▶ [What the task requires] Your output is the lines from the first one to the one containing "const y = d3.scaleLinear().domain([0, 1000]).range([B, T]);", repeated exactly, with images left out.

▶ [Dataset extract]

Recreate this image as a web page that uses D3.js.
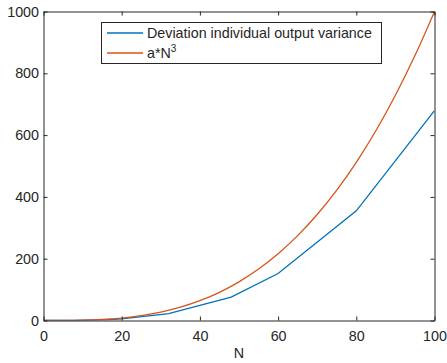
<!DOCTYPE html>
<html><head><meta charset="utf-8">
<script src="https://cdn.jsdelivr.net/npm/d3@7"></script>
<style>body{margin:0;background:#fff}svg{display:block}text{font-family:"Liberation Sans",Arial,sans-serif;fill:#262626}</style>
</head><body><div id="c"></div>
<script>
const devN = [0, 8, 16, 20, 32, 48, 60, 80, 100];
const devV = [0, 0.3, 2.5, 5, 22, 76, 152, 355, 679];
const fitN = [0, 5, 10, 15, 20, 25, 30, 35, 40, 45, 50, 55, 60, 65, 70, 75, 80, 85, 90, 95, 100];
const fitV = [0, 0.1, 1, 3.4, 8, 15.6, 27, 42.9, 64, 91.1, 125, 166.4, 216, 274.6, 343, 421.9, 512, 614.1, 729, 857.4, 1000];
const xTicks = [0, 20, 40, 60, 80, 100];
const yTicks = [0, 200, 400, 600, 800, 1000];
const legendLabels = ["Deviation individual output variance", "a*N"];
const colors = ["#0072BD", "#D95319"];

const W = 447, H = 363;
const L = 43.5, R = 434.5, T = 11.5, B = 320.5;
const svg = d3.select("#c").append("svg").attr("width", W).attr("height", H);
const x = d3.scaleLinear().domain([0, 100]).range([L, R]);
const y = d3.scaleLinear().domain([0, 1000]).range([B, T]);

const series = [d3.zip(devN, devV), d3.zip(fitN, fitV)];
const g = svg.append("g");
g.append("defs").append("clipPath").attr("id", "clip").append("rect")
  .attr("x", L).attr("y", T - 1).attr("width", R - L).attr("height", B - T + 1);
series.forEach((s, i) => {
  const ln = d3.line().x(d => x(d[0])).y(d => y(d[1]));
  if (i === 1) ln.curve(d3.curveMonotoneX);
  g.append("path").datum(s).attr("d", ln)
    .attr("fill", "none").attr("stroke", colors[i]).attr("stroke-width", 1.3)
    .attr("clip-path", "url(#clip)");
});

const ax = (sel, axis) => sel.call(axis).call(s => {
  s.select(".domain").attr("stroke", "#262626");
  s.selectAll(".tick line").attr("stroke", "#262626");
  s.selectAll("text").attr("fill", "#262626").style("font-size", "14.3px").attr("font-family", null);
});
ax(svg.append("g").attr("transform", `translate(0,${B})`),
  d3.axisBottom(x).tickValues(xTicks).tickSize(-4).tickPadding(10.5).tickSizeOuter(0).tickFormat(d3.format("d")));
ax(svg.append("g").attr("transform", `translate(0,${T})`),
  d3.axisTop(x).tickValues(xTicks).tickSize(-4).tickFormat("").tickSizeOuter(0));
ax(svg.append("g").attr("transform", `translate(${L},0)`),
  d3.axisLeft(y).tickValues(yTicks).tickSize(-4).tickPadding(4.5).tickSizeOuter(0).tickFormat(d3.format("d")));
ax(svg.append("g").attr("transform", `translate(${R},0)`),
  d3.axisRight(y).tickValues(yTicks).tickSize(-4).tickFormat("").tickSizeOuter(0));

svg.append("text").attr("x", x(50)).attr("y", 358).attr("text-anchor", "middle")
  .style("font-size", "14.3px").text("N");

// legend
const lg = svg.append("g");
lg.append("rect").attr("x", 101.5).attr("y", 22.5).attr("width", 280).attr("height", 41)
  .attr("fill", "#fff").attr("stroke", "#262626").attr("stroke-width", 1);
legendLabels.forEach((t, i) => {
  const yy = 33 + i * 20;
  lg.append("line").attr("x1", 107).attr("x2", 143).attr("y1", yy).attr("y2", yy)
    .attr("stroke", colors[i]).attr("stroke-width", 1.3);
  const tx = lg.append("text").attr("x", 147).attr("y", yy + 5).style("font-size", "14.3px").text(t);
  if (i === 1) tx.append("tspan").attr("dy", -6).style("font-size", "10px").text("3");
});
</script></body></html>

▶ [Correct result]
Recreate this image as a web page that uses D3.js.
<!DOCTYPE html>
<html><head><meta charset="utf-8">
<script src="https://cdn.jsdelivr.net/npm/d3@7"></script>
<style>body{margin:0;background:#fff}svg{display:block}text{font-family:"Liberation Sans",Arial,sans-serif;fill:#262626}</style>
</head><body><div id="c"></div>
<script>
const devN = [0, 8, 16, 20, 32, 48, 60, 80, 100];
const devV = [0, 0.3, 2.5, 5, 22, 76, 152, 355, 679];
const fitN = [0, 5, 10, 15, 20, 25, 30, 35, 40, 45, 50, 55, 60, 65, 70, 75, 80, 85, 90, 95, 100];
const fitV = [0, 0.1, 1, 3.4, 8, 15.6, 27, 42.9, 64, 91.1, 125, 166.4, 216, 274.6, 343, 421.9, 512, 614.1, 729, 857.4, 1000];
const xTicks = [0, 20, 40, 60, 80, 100];
const yTicks = [0, 200, 400, 600, 800, 1000];
const legendLabels = ["Deviation individual output variance", "a*N"];
const colors = ["#0072BD", "#D95319"];

const W = 447, H = 363;
const L = 43.5, R = 434.5, T = 11.5, B = 320.5;
const svg = d3.select("#c").append("svg").attr("width", W).attr("height", H);
const x = d3.scaleLinear().domain([0, 100]).range([L, R]);
const y = d3.scaleLinear().domain([0, 1000]).range([B, T]);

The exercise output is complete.